-- BEGIN Supplied data --

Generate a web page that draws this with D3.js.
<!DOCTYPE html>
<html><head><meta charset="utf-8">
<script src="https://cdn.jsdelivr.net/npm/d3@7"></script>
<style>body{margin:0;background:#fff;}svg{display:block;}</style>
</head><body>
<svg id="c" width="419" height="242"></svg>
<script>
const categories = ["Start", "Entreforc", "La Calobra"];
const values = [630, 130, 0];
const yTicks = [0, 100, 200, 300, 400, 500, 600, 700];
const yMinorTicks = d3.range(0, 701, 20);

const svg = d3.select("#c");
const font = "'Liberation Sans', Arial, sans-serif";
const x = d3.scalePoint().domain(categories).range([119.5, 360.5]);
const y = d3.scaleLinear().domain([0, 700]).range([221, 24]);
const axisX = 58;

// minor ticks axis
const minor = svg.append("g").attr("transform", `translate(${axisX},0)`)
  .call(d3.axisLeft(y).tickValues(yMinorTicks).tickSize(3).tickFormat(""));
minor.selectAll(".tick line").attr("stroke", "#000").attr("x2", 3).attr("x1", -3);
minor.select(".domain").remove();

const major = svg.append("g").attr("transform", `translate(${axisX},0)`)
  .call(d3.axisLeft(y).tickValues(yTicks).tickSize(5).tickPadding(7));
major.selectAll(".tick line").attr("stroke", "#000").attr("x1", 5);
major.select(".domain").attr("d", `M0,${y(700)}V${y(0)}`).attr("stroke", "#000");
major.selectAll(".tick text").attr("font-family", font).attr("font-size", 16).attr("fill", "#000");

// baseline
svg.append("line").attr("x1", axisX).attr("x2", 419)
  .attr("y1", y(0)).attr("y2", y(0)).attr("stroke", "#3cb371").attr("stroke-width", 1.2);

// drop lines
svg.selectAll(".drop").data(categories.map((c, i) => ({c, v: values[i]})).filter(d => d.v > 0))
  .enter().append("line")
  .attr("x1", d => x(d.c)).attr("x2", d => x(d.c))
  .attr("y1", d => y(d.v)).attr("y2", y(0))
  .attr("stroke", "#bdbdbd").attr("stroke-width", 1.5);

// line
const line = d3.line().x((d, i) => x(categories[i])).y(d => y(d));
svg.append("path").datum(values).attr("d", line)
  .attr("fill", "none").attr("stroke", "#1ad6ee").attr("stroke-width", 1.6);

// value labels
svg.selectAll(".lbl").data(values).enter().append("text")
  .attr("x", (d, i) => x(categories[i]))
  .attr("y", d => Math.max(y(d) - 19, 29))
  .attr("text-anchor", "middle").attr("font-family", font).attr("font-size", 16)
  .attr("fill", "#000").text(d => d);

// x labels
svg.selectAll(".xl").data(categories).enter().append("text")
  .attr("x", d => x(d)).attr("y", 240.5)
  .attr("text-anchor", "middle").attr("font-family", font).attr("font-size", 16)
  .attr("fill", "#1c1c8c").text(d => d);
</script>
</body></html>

-- END Supplied data --

Requirement:
Copy out each line exactly as written.

Result:
Generate a web page that draws this with D3.js.
<!DOCTYPE html>
<html><head><meta charset="utf-8">
<script src="https://cdn.jsdelivr.net/npm/d3@7"></script>
<style>body{margin:0;background:#fff;}svg{display:block;}</style>
</head><body>
<svg id="c" width="419" height="242"></svg>
<script>
const categories = ["Start", "Entreforc", "La Calobra"];
const values = [630, 130, 0];
const yTicks = [0, 100, 200, 300, 400, 500, 600, 700];
const yMinorTicks = d3.range(0, 701, 20);

const svg = d3.select("#c");
const font = "'Liberation Sans', Arial, sans-serif";
const x = d3.scalePoint().domain(categories).range([119.5, 360.5]);
const y = d3.scaleLinear().domain([0, 700]).range([221, 24]);
const axisX = 58;

// minor ticks axis
const minor = svg.append("g").attr("transform", `translate(${axisX},0)`)
  .call(d3.axisLeft(y).tickValues(yMinorTicks).tickSize(3).tickFormat(""));
minor.selectAll(".tick line").attr("stroke", "#000").attr("x2", 3).attr("x1", -3);
minor.select(".domain").remove();

const major = svg.append("g").attr("transform", `translate(${axisX},0)`)
  .call(d3.axisLeft(y).tickValues(yTicks).tickSize(5).tickPadding(7));
major.selectAll(".tick line").attr("stroke", "#000").attr("x1", 5);
major.select(".domain").attr("d", `M0,${y(700)}V${y(0)}`).attr("stroke", "#000");
major.selectAll(".tick text").attr("font-family", font).attr("font-size", 16).attr("fill", "#000");

// baseline
svg.append("line").attr("x1", axisX).attr("x2", 419)
  .attr("y1", y(0)).attr("y2", y(0)).attr("stroke", "#3cb371").attr("stroke-width", 1.2);

// drop lines
svg.selectAll(".drop").data(categories.map((c, i) => ({c, v: values[i]})).filter(d => d.v > 0))
  .enter().append("line")
  .attr("x1", d => x(d.c)).attr("x2", d => x(d.c))
  .attr("y1", d => y(d.v)).attr("y2", y(0))
  .attr("stroke", "#bdbdbd").attr("stroke-width", 1.5);

// line
const line = d3.line().x((d, i) => x(categories[i])).y(d => y(d));
svg.append("path").datum(values).attr("d", line)
  .attr("fill", "none").attr("stroke", "#1ad6ee").attr("stroke-width", 1.6);

// value labels
svg.selectAll(".lbl").data(values).enter().append("text")
  .attr("x", (d, i) => x(categories[i]))
  .attr("y", d => Math.max(y(d) - 19, 29))
  .attr("text-anchor", "middle").attr("font-family", font).attr("font-size", 16)
  .attr("fill", "#000").text(d => d);

// x labels
svg.selectAll(".xl").data(categories).enter().append("text")
  .attr("x", d => x(d)).attr("y", 240.5)
  .attr("text-anchor", "middle").attr("font-family", font).attr("font-size", 16)
  .attr("fill", "#1c1c8c").text(d => d);
</script>
</body></html>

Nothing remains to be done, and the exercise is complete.